The duty of transparency goes so far that control over data processing must not ultimately lie solely with the controller (the processor of the data). The data subject must be able to decide against processing activities and check their legality or at least their conclusiveness. This also corresponds to the fundamental right to informational self-determination recognised in some constitutional systems.

Comprehensibility of the privacy policy

In order to comply with the principle of transparency, Recital 39 GDPR requires that

“all information and communications relating to processing activities (…) must be easily accessible and easy to understand, and that clear and plain language be used”.

This means, for example, that the privacy policy on a website must be sufficiently linked and accessible before (!) data is collected. In terms of content, the privacy policy must clearly reflect the points listed in Art. 13 GDPR and Art. 14 GDPR.

The privacy policy must be drafted in such a way that external third parties can gain a concrete picture of the processing activities of their personal data in order to assess whether or not they wish to authorise them. In particular, data subjects should be able to recognise connections between different processing operations, e.g. if a company collects personal data from many different sources in multichannel marketing in order to enrich a profile.

The more complex data processing is for data subjects and the more serious the consequences, the higher the requirements for the duty to provide information.

Clarity about the responsible body

The information for data subjects must also clearly state who the controller is. This is because data subjects can only exercise their rights to information, rectification or erasure, for example, if they know who to contact.

In the case of groups whose companies jointly process data, this can lead to ambiguities.
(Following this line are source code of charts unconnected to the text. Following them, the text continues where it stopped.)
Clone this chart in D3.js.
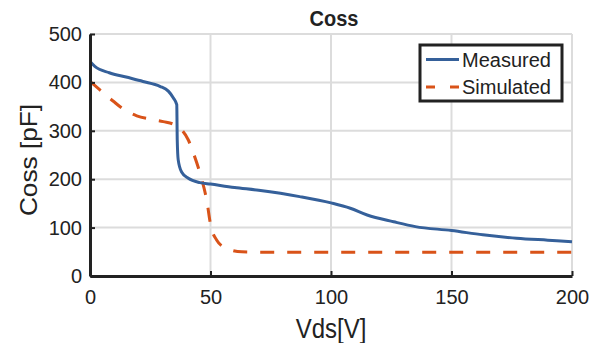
<!DOCTYPE html>
<html>
<head>
  <style>
    body { margin: 0; background: #fff; font-family: "Liberation Sans", Arial, sans-serif; }
    svg text { fill: #222; }
  </style>
</head>
<body>
  <div id="chart"></div>
  <script src="https://d3js.org/d3.v7.min.js"></script>
  <script>
    // Measured Coss curve (Vds, pF)
    const measuredVds = [0, 2, 8, 15, 22, 29, 32.5, 34.6, 36, 36.2, 36.6, 38, 40.8, 45.6, 50, 60, 70, 87, 100, 108, 115, 126, 135, 150, 163, 177, 190, 200];
    const measuredCoss = [443, 433, 420, 411, 402, 392, 382, 368, 354, 281, 240, 215, 202, 193, 190, 183, 177, 164, 151, 140, 126, 112, 102, 94, 85, 78, 74, 71];

    // Simulated Coss curve
    const simulatedVds = [0, 4, 9.7, 13.8, 19.4, 25, 30.4, 35.3, 38, 40.8, 42.9, 45.6, 48.4, 50.2, 52.6, 56.7, 63, 80, 120, 160, 200];
    const simulatedCoss = [402, 385, 361, 345, 331, 324, 319, 312, 302, 281, 254, 213, 157, 102, 74, 57, 50, 49, 49, 49, 49];

    const xTicks = [0, 50, 100, 150, 200];
    const yTicks = [0, 100, 200, 300, 400, 500];
    const seriesNames = ["Measured", "Simulated"];
    const colors = ["#35609a", "#d95319"];

    const W = 602, H = 343;
    const margin = { left: 90, right: 30, top: 34, bottom: 67 };

    const svg = d3.select("#chart").append("svg")
      .attr("width", W).attr("height", H);

    const x = d3.scaleLinear().domain([0, 200]).range([margin.left, W - margin.right]);
    const y = d3.scaleLinear().domain([0, 500]).range([H - margin.bottom, margin.top]);

    // grid
    const grid = svg.append("g");
    grid.selectAll(".gx").data(xTicks).enter().append("line")
      .attr("x1", d => x(d)).attr("x2", d => x(d))
      .attr("y1", y(0)).attr("y2", y(500))
      .attr("stroke", "#dcdcdc").attr("stroke-width", 2);
    grid.selectAll(".gy").data(yTicks).enter().append("line")
      .attr("x1", x(0)).attr("x2", x(200))
      .attr("y1", d => y(d)).attr("y2", d => y(d))
      .attr("stroke", "#dcdcdc").attr("stroke-width", 2);

    // lines
    const line = d3.line().x(d => x(d[0])).y(d => y(d[1])).curve(d3.curveMonotoneX);
    const measured = measuredVds.map((v, i) => [v, measuredCoss[i]]);
    const simulated = simulatedVds.map((v, i) => [v, simulatedCoss[i]]);

    svg.append("path").datum(simulated)
      .attr("d", line)
      .attr("fill", "none").attr("stroke", colors[1])
      .attr("stroke-width", 3).attr("stroke-dasharray", "14,13");

    svg.append("path").datum(measured)
      .attr("d", line)
      .attr("fill", "none").attr("stroke", colors[0])
      .attr("stroke-width", 3).attr("stroke-linejoin", "round");

    // axes
    const xAxis = svg.append("g")
      .attr("transform", `translate(0,${y(0)})`)
      .call(d3.axisBottom(x).tickValues(xTicks).tickSizeInner(-5).tickSizeOuter(0).tickPadding(14));
    const yAxis = svg.append("g")
      .attr("transform", `translate(${x(0)},0)`)
      .call(d3.axisLeft(y).tickValues(yTicks).tickSizeInner(-5).tickSizeOuter(0).tickPadding(8));

    [xAxis, yAxis].forEach(a => {
      a.select(".domain").attr("stroke", "#222").attr("stroke-width", 3);
      a.selectAll(".tick line").attr("stroke", "#222").attr("stroke-width", 2);
      a.selectAll(".tick text")
        .attr("font-family", "Liberation Sans, Arial, sans-serif")
        .attr("font-size", 20).attr("fill", "#222");
    });

    // title and labels
    svg.append("text")
      .attr("transform", `translate(334,26) scale(1,1.1)`)
      .attr("text-anchor", "middle").attr("font-size", 20).attr("font-weight", "bold")
      .text("Coss");
    svg.append("text")
      .attr("transform", `translate(331,338) scale(1,1.12)`)
      .attr("text-anchor", "middle").attr("font-size", 24)
      .text("Vds[V]");
    svg.append("text")
      .attr("transform", `translate(37,160) rotate(-90) scale(1.14,1)`)
      .attr("text-anchor", "middle").attr("font-size", 23)
      .text("Coss [pF]");

    // legend
    const lg = svg.append("g").attr("transform", "translate(420,45)");
    lg.append("rect").attr("width", 142).attr("height", 56)
      .attr("fill", "#fff").attr("stroke", "#222").attr("stroke-width", 3);
    seriesNames.forEach((n, i) => {
      const yy = 14.5 + i * 27.5;
      lg.append("line").attr("x1", 6).attr("x2", 39).attr("y1", yy).attr("y2", yy)
        .attr("stroke", colors[i]).attr("stroke-width", 3)
        .attr("stroke-dasharray", i === 1 ? "9,15" : null);
      lg.append("text").attr("x", 42).attr("y", yy + 7)
        .attr("font-size", 20).text(n);
    });
  </script>
</body>
</html>
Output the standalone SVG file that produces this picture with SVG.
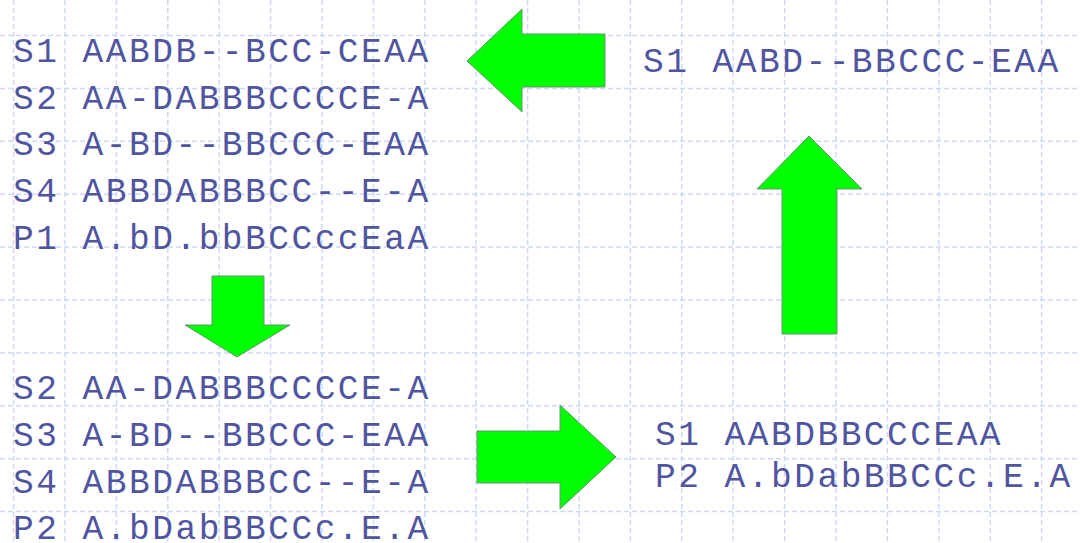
<svg xmlns="http://www.w3.org/2000/svg" width="1080" height="543" viewBox="0 0 1080 543">
<defs>
<style>
.grid line{stroke:#cdd9f6;stroke-width:1.5;stroke-dasharray:5 3}
.seq{font-family:"Liberation Mono","Courier New",monospace;font-size:34.5px;letter-spacing:2.5px;fill:#50559f}
.arrow{fill:#00ff00;stroke:#6f8f78;stroke-width:1}
</style>
</defs>
<rect width="1080" height="543" fill="#ffffff"/>
<g class="grid" id="grid">
<line x1="13.6" y1="0" x2="13.6" y2="543"/>
<line x1="65" y1="0" x2="65" y2="543"/>
<line x1="116.4" y1="0" x2="116.4" y2="543"/>
<line x1="167.8" y1="0" x2="167.8" y2="543"/>
<line x1="219.2" y1="0" x2="219.2" y2="543"/>
<line x1="270.6" y1="0" x2="270.6" y2="543"/>
<line x1="322" y1="0" x2="322" y2="543"/>
<line x1="373.4" y1="0" x2="373.4" y2="543"/>
<line x1="424.8" y1="0" x2="424.8" y2="543"/>
<line x1="476.2" y1="0" x2="476.2" y2="543"/>
<line x1="527.6" y1="0" x2="527.6" y2="543"/>
<line x1="579" y1="0" x2="579" y2="543"/>
<line x1="630.4" y1="0" x2="630.4" y2="543"/>
<line x1="681.8" y1="0" x2="681.8" y2="543"/>
<line x1="733.2" y1="0" x2="733.2" y2="543"/>
<line x1="784.6" y1="0" x2="784.6" y2="543"/>
<line x1="836" y1="0" x2="836" y2="543"/>
<line x1="887.4" y1="0" x2="887.4" y2="543"/>
<line x1="938.8" y1="0" x2="938.8" y2="543"/>
<line x1="990.2" y1="0" x2="990.2" y2="543"/>
<line x1="1041.6" y1="0" x2="1041.6" y2="543"/>
<line x1="0" y1="35.5" x2="1080" y2="35.5"/>
<line x1="0" y1="88.4" x2="1080" y2="88.4"/>
<line x1="0" y1="141.3" x2="1080" y2="141.3"/>
<line x1="0" y1="194.2" x2="1080" y2="194.2"/>
<line x1="0" y1="247.1" x2="1080" y2="247.1"/>
<line x1="0" y1="300" x2="1080" y2="300"/>
<line x1="0" y1="352.9" x2="1080" y2="352.9"/>
<line x1="0" y1="405.8" x2="1080" y2="405.8"/>
<line x1="0" y1="458.7" x2="1080" y2="458.7"/>
<line x1="0" y1="511.6" x2="1080" y2="511.6"/>
</g>
<g id="block-top-left" class="seq">
<text x="13" y="62">S1 AABDB--BCC-CEAA</text>
<text x="13" y="109">S2 AA-DABBBCCCCE-A</text>
<text x="13" y="155">S3 A-BD--BBCCC-EAA</text>
<text x="13" y="202">S4 ABBDABBBCC--E-A</text>
<text x="13" y="249">P1 A.bD.bbBCCccEaA</text>
</g>
<g id="block-bottom-left" class="seq">
<text x="13" y="399">S2 AA-DABBBCCCCE-A</text>
<text x="13" y="446">S3 A-BD--BBCCC-EAA</text>
<text x="13" y="493">S4 ABBDABBBCC--E-A</text>
<text x="13" y="539">P2 A.bDabBBCCc.E.A</text>
</g>
<g id="block-top-right" class="seq">
<text x="643" y="72">S1 AABD--BBCCC-EAA</text>
</g>
<g id="block-bottom-right" class="seq">
<text x="655" y="445">S1 AABDBBCCCEAA</text>
<text x="655" y="487">P2 A.bDabBBCCc.E.A</text>
</g>
<g id="connectors">
<polygon class="arrow" points="467,61 522,9 522,34 605,34 605,87 522,87 522,112"/>
<polygon class="arrow" points="212,276 264,276 264,325 290,325 237,357 185,325 212,325"/>
<polygon class="arrow" points="477,431 560,431 560,405 616,457 560,509 560,483 477,483"/>
<polygon class="arrow" points="809,136 862,189 837,189 837,334 782,334 782,189 757,189"/>
</g>
</svg>
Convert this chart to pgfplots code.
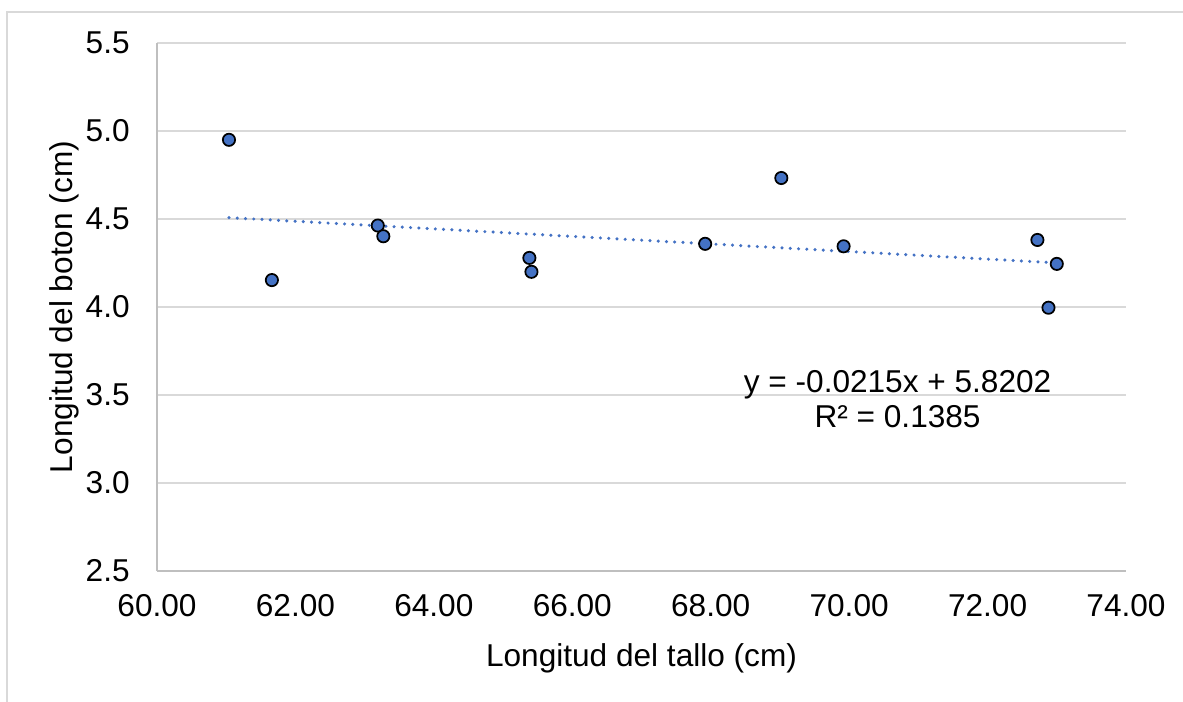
\documentclass[border=0pt]{standalone}
\usepackage{fontspec}
\setmainfont{Liberation Sans}
\usepackage{pgfplots}
\pgfplotsset{compat=1.18}
\definecolor{ptblue}{HTML}{4472C4}
\definecolor{gridc}{HTML}{D9D9D9}
\definecolor{axc}{HTML}{BFBFBF}
\pgfplotstableread{
x y
61.04 4.950
61.66 4.153
63.19 4.463
63.27 4.402
65.38 4.279
65.41 4.200
67.92 4.359
69.02 4.733
69.92 4.345
72.72 4.381
73.00 4.245
72.88 3.996
}\datatable
\begin{document}
\begin{tikzpicture}
\useasboundingbox (0pt,0pt) rectangle (887.25pt,-525.75pt);
\draw[gridc, line width=1.4pt] (5.25pt,-530pt) -- (5.25pt,-9pt) -- (892pt,-9pt);
\begin{axis}[
  at={(117.75pt,-428.25pt)}, anchor=south west,
  scale only axis, width=726.75pt, height=396pt,
  xmin=60, xmax=74, ymin=2.5, ymax=5.5,
  xtick={60,62,...,74}, ytick={2.5,3.0,...,5.5},
  axis lines*=left,
  axis line style={axc, line width=0.9pt},
  ymajorgrids, grid style={gridc, line width=0.9pt},
  major tick length=0pt,
  /pgf/number format/assume math mode=true,
  xticklabel style={/pgf/number format/fixed, /pgf/number format/fixed zerofill, /pgf/number format/precision=2, yshift=-14pt},
  yticklabel style={/pgf/number format/fixed, /pgf/number format/fixed zerofill, /pgf/number format/precision=1, xshift=-17pt},
  tick label style={font=\fontsize{23.7}{28}\selectfont, text=black},
  label style={font=\fontsize{23.7}{28}\selectfont},
  xlabel={Longitud del tallo (cm)},
  ylabel={Longitud del boton (cm)},
  xlabel style={at={(axis description cs:0.5,-0.1818)}, anchor=base},
  ylabel style={at={(axis description cs:-0.0877,0.5)}, anchor=base},
]
\addplot[only marks, mark=*, mark size=4.6pt,
  mark options={fill=ptblue, draw=black, line width=1.3pt}] table[x=x, y=y] {\datatable};
\addplot[ptblue, line width=2.6pt, dash pattern=on 0pt off 6.2pt, line cap=round]
  coordinates {(61.04,4.5078) (73.00,4.2507)};
\node[anchor=base, font=\fontsize{23.7}{28}\selectfont] at (axis cs:70.70,3.517) {y = -0.0215x + 5.8202};
\node[anchor=base, font=\fontsize{23.7}{28}\selectfont] at (axis cs:70.70,3.316) {R² = 0.1385};
\end{axis}
\end{tikzpicture}
\end{document}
If several companies are named, it may not be clear whether all the companies named are jointly responsible or whether they are only responsible for individual processing operations.

To whom can consent be withdrawn or a right to erasure asserted? If several bodies are named, this should be possible vis-à-vis all of them. In any case, if there is joint controllership pursuant to Art. 26 GDPR, the information obligations pursuant to Art. 13 or 14 GDPR must be fulfilled in a transparent manner vis-à-vis the data subjects. In addition, data subjects must receive essential information about the joint controllership agreement. Data subjects must be aware of who fulfils which data protection obligations and who they can contact if they have specific questions.

If there is no joint responsibility, this must be clearly communicated to the data subjects and the privacy policy must be adapted accordingly so that it is clear which company is specifically responsible for which processing operations.

Scope of the information obligations

Art. 13 GDPR provides for a catalogue of necessary information for each individual processing operation in the case of direct collection and Art. 14 GDPR as a counterpart for the indirect collection of personal data. The minimum requirements are set out in para. 1 and para. 2 respectively. In the case of direct collection, for example, it is necessary to inform the data subject of the purposes for which the personal data is to be processed and the legal basis for the respective processing activity.

The division into two paragraphs often causes confusion, as paragraph 2, especially in Art. 13 GDPR, speaks of “necessary” information, giving the impression that the information obligations listed therein are merely optional. However, the purpose of Art. 13 and 14 GDPR is to strengthen the rights and interests of data subjects in particular, so that it must always be assumed that this additional information is necessary.

Consequences of violations of the transparency principle

Data subjects should be informed in advance about which processing activities concerning their person and to what extent (future) data processing is intended or is already taking place and should have all the W questions (Who? What? How? For what? How long? Where to? etc.) answered by the controller. Because only those who know what happens to their data can decide for themselves whether they consent to data processing or exercise their rights as a data subject.

If companies violate the principles of Art. 5 GDPR, the supervisory authorities can impose the highest fines – up to EUR20 million or 4% of the total worldwide annual turnover of the previous financial year (Art. 83 (5) (a) GDPR). It is therefore worth paying close attention to these principles when processing personal data.